This recipe comes from Ree Drummond from foodnetwork, and you can find the recipe Here
1 cup Mexican red sauce (I used bottled taco sauce because I had it.)
12 large shrimp, peeled and deveined
2 tablespoons olive oil
1 large onion, chopped into 1/2 rings
1/2 green bell pepper, sliced into strips
Butter, for cooking tortillas
6 flour tortillas
2 cups grated Monterey Jack cheese
Sour cream, for serving
Fresh cilantro leaves, for serving
Lime wedges, for serving
On a large plate, pour the red sauce over the shrimp and set aside.

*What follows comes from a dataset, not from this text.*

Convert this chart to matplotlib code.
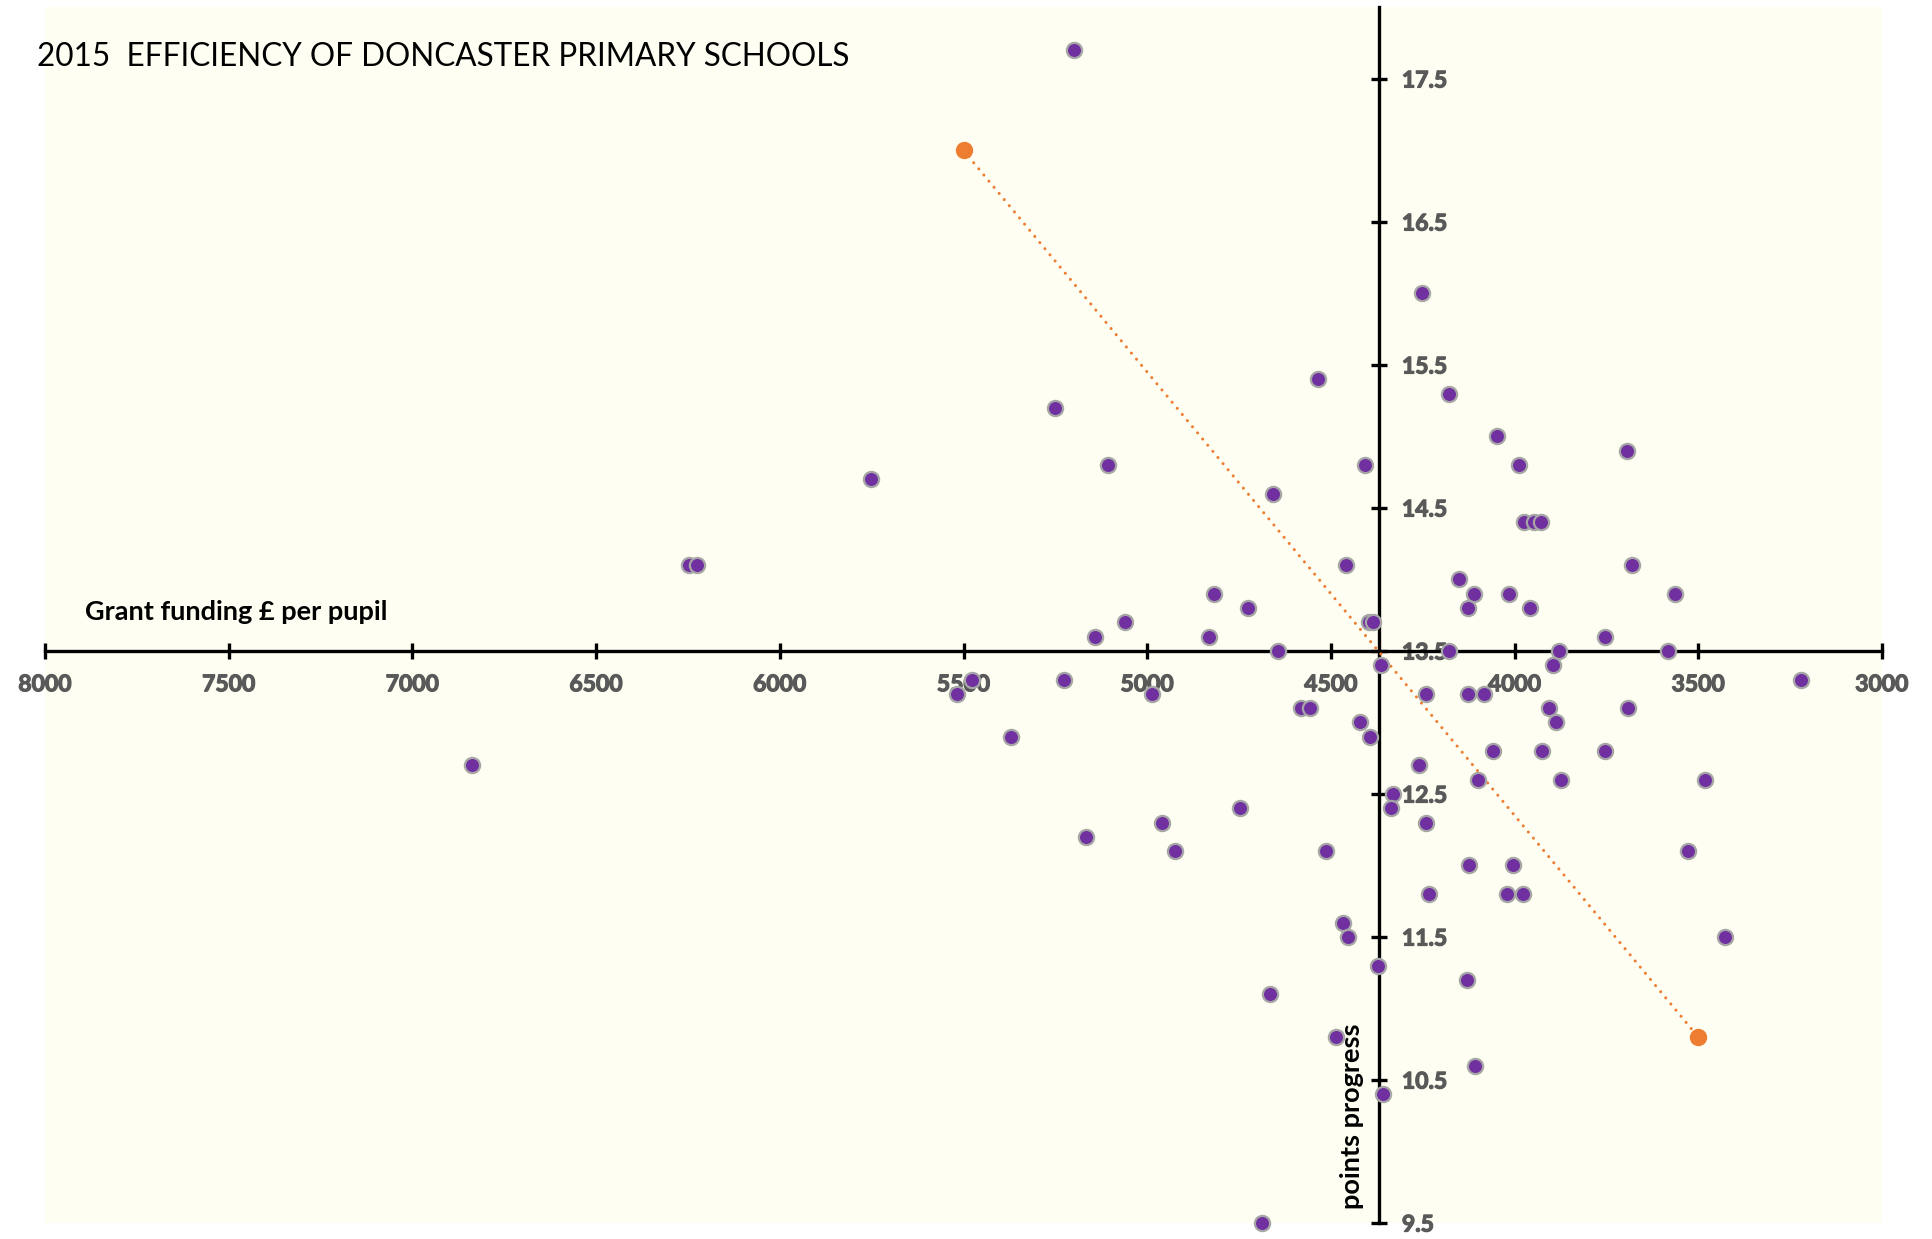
import matplotlib
matplotlib.use('Agg')
import matplotlib.pyplot as plt
import matplotlib.patheffects as pe

# ------------------------------------------------------------
# 2015 efficiency of Doncaster primary schools
# x = grant funding per pupil (GBP), y = points progress
# ------------------------------------------------------------
funding = [
    5198, 4253, 4534, 5251, 4179, 4048, 5752, 5107, 4408, 3989,
    3694, 4657, 3975, 3948, 3929, 6246, 6226, 4458, 3680, 4152,
    4110, 4016, 3564, 4818, 4725, 4128, 3959, 5060, 4395, 4385,
    5142, 4832, 3755, 4644, 4179, 3880, 3582, 4363, 3895, 5477,
    5226, 3221, 5517, 4986, 4240, 4128, 4084, 4582, 4557, 3906,
    3692, 4421, 3888, 5370, 4393, 4058, 3925, 3753, 6837, 4259,
    4099, 3875, 3483, 4332, 4336, 4748, 4961, 4242, 5166, 4924,
    4514, 3527, 4124, 4003, 4233, 4020, 3978, 4468, 4453, 3427,
    4372, 4130, 4667, 4485, 4108, 4357, 4688,
]
progress = [
    17.7, 16.0, 15.4, 15.2, 15.3, 15.0, 14.7, 14.8, 14.8, 14.8,
    14.9, 14.6, 14.4, 14.4, 14.4, 14.1, 14.1, 14.1, 14.1, 14.0,
    13.9, 13.9, 13.9, 13.9, 13.8, 13.8, 13.8, 13.7, 13.7, 13.7,
    13.6, 13.6, 13.6, 13.5, 13.5, 13.5, 13.5, 13.4, 13.4, 13.3,
    13.3, 13.3, 13.2, 13.2, 13.2, 13.2, 13.2, 13.1, 13.1, 13.1,
    13.1, 13.0, 13.0, 12.9, 12.9, 12.8, 12.8, 12.8, 12.7, 12.7,
    12.6, 12.6, 12.6, 12.5, 12.4, 12.4, 12.3, 12.3, 12.2, 12.1,
    12.1, 12.1, 12.0, 12.0, 11.8, 11.8, 11.8, 11.6, 11.5, 11.5,
    11.3, 11.2, 11.1, 10.8, 10.6, 10.4, 9.5,
]

# orange dotted reference line
trend_x = [5500, 3500]
trend_y = [17.0, 10.8]

x_ticks = [8000, 7500, 7000, 6500, 6000, 5500, 5000, 4500, 4000, 3500, 3000]
y_ticks = [9.5, 10.5, 11.5, 12.5, 13.5, 14.5, 15.5, 16.5, 17.5]

X_CROSS = 4370   # where the vertical axis crosses
Y_CROSS = 13.5   # where the horizontal axis crosses

PURPLE = '#7030A0'
ORANGE = '#ED7D31'
CREAM = '#FEFEF2'
GREY_TXT = '#595959'

plt.rcParams['font.family'] = ['Lato', 'DejaVu Sans']

fig = plt.figure(figsize=(19.33, 12.39), dpi=100)
fig.patch.set_facecolor('white')
ax = fig.add_axes([0.0233, 0.0129, 0.9503, 0.9811])
ax.set_facecolor(CREAM)

ax.plot(trend_x, trend_y, color=ORANGE, linewidth=2.2, linestyle=(0, (0.01, 2.6)),
        dash_capstyle='round', marker='o', markersize=12.5, markeredgewidth=0, zorder=4)
ax.scatter(funding, progress, s=120, color=PURPLE, edgecolors='#A6A6A6',
           linewidths=1.6, zorder=5, clip_on=False)

ax.set_xlim(8000, 3000)
ax.set_ylim(9.5, 18.0)
ax.set_xticks(x_ticks)
ax.set_xticklabels([str(v) for v in x_ticks])
ax.set_yticks(y_ticks)
ax.set_yticklabels([f'{v:.1f}' for v in y_ticks])

ax.spines['top'].set_visible(False)
ax.spines['left'].set_visible(False)
ax.spines['right'].set_position(('data', X_CROSS))
ax.spines['bottom'].set_position(('data', Y_CROSS))
for s in ('right', 'bottom'):
    ax.spines[s].set_linewidth(2.4)
    ax.spines[s].set_zorder(3)
ax.yaxis.set_ticks_position('right')
ax.xaxis.set_ticks_position('bottom')

ax.tick_params(axis='both', direction='inout', length=11.5, width=2.4,
               color='black', labelsize=16.5, labelcolor=GREY_TXT)
ax.tick_params(axis='x', pad=11)
ax.tick_params(axis='y', pad=11)

ax.text(7891, 13.77, 'Grant funding £ per pupil', fontsize=19.5, fontweight='bold',
        color='black', ha='left', va='center')
ax.text(4443, 9.6, 'points progress', fontsize=19.5, fontweight='bold',
        color='black', rotation=90, ha='center', va='bottom')

fig.text(37 / 1933, 1 - 57 / 1239, '2015  EFFICIENCY OF DONCASTER PRIMARY SCHOOLS',
         fontsize=22.7, color='black', ha='left', va='center')

# make the tick labels heavy like the original (bold + thin stroke)
fig.canvas.draw()
for lbl in ax.get_xticklabels() + ax.get_yticklabels():
    lbl.set_fontweight('bold')
    lbl.set_path_effects([pe.withStroke(linewidth=0.9, foreground=GREY_TXT)])

fig.savefig('out.png', dpi=100, facecolor='white')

Heat a skillet over high heat and add the olive oil. Cook the onions and bell peppers over high heat until they start to get nicely browned. Remove from the skillet and set aside.
Add the shrimp with the sauce. Cook, stirring occasionally, until the shrimp are opaque. Add in a little water if the sauce gets dry. Remove from the skillet and chop the shrimp into bite-size pieces.
In a clean skillet, heat some butter, place a tortilla in the skillet, then layer on the ingredients: cheese, vegetables, and shrimp. Top with a little more cheese and a second tortilla. Cook on both sides, adding butter before flipping to the other side so the tortilla isn't overly dry. Remove from heat and slice into wedges. Repeat with the rest of the tortillas and filling ingredients. Serve with sour cream, cilantro, and lime wedges.
Note: I only used the green bell peppers. I cut the shrimp in the skillet. I cooked the quesadillas in a Panini Press and spread butter on the first tortilla and placed it in the Panini press with butter side down. Then I built the quesadilla and placed the second tortilla on top with the butter side up. Then I shut the press and cooked them about 3 minutes.